PROBLEM DETAILS – Search the material below for the string "full" and list each line that holds it.

DATASET CONTENT –
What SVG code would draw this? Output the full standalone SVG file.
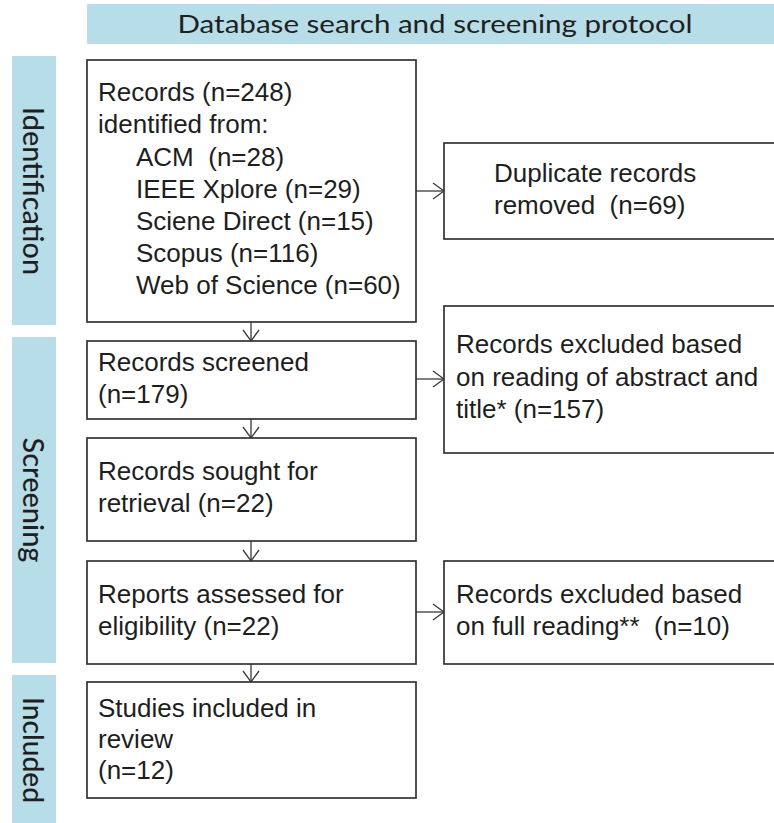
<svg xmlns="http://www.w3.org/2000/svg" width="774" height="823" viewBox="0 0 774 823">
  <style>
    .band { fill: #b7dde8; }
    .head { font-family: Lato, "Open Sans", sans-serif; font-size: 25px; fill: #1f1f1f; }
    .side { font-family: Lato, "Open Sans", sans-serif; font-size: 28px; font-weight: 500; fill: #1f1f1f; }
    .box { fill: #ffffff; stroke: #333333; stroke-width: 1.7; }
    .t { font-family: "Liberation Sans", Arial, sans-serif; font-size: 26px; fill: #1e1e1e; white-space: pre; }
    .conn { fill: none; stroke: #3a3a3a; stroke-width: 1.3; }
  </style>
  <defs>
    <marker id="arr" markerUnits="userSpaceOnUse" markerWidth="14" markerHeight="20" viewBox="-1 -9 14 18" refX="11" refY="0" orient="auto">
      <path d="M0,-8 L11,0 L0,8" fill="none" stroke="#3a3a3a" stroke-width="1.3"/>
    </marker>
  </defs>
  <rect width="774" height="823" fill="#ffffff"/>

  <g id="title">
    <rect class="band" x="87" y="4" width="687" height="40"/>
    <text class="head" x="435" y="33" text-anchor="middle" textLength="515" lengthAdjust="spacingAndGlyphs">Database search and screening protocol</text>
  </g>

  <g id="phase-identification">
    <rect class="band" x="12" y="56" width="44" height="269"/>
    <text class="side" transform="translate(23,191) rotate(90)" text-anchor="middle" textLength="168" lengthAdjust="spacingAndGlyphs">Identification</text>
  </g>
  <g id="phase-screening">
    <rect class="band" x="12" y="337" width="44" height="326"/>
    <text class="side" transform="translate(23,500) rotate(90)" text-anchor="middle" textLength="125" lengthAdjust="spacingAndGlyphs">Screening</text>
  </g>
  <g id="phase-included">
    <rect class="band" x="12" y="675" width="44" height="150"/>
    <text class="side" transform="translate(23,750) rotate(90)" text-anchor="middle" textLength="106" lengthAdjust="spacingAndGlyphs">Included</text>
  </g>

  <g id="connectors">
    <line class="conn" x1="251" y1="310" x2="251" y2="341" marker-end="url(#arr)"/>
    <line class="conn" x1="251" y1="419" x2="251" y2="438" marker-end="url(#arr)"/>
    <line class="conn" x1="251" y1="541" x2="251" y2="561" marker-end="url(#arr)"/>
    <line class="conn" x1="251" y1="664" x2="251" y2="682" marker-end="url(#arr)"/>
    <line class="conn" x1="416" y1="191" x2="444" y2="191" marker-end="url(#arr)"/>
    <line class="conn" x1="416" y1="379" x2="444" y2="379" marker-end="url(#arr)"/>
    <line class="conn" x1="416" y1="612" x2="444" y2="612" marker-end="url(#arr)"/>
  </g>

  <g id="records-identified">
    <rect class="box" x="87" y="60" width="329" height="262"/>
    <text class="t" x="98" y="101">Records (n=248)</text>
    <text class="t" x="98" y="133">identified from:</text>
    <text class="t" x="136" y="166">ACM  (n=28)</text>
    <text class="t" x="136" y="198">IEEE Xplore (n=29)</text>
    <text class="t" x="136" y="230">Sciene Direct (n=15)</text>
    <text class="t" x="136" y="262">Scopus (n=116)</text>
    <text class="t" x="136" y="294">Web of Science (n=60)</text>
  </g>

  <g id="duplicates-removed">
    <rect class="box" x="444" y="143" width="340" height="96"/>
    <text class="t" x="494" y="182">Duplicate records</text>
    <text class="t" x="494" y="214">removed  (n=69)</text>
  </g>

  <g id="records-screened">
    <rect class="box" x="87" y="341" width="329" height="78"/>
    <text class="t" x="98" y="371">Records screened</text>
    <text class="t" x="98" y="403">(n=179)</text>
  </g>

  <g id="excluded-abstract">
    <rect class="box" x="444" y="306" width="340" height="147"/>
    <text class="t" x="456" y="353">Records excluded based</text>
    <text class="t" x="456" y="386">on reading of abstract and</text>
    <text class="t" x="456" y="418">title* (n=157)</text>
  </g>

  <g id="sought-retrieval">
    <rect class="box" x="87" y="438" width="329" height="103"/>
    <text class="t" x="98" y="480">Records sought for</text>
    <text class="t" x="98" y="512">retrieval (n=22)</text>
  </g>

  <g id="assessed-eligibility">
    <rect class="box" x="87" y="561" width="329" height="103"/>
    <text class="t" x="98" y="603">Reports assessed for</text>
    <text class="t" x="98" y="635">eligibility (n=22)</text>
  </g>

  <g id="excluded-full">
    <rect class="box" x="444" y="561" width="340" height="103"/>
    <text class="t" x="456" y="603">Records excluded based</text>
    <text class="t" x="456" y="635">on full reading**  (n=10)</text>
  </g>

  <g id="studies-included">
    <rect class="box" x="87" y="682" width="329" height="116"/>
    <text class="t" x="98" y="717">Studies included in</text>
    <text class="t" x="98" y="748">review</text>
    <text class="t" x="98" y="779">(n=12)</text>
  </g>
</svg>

PROBLEM SOLUTION –
What SVG code would draw this? Output the full standalone SVG file.
  <g id="excluded-full">
    <text class="t" x="456" y="635">on full reading**  (n=10)</text>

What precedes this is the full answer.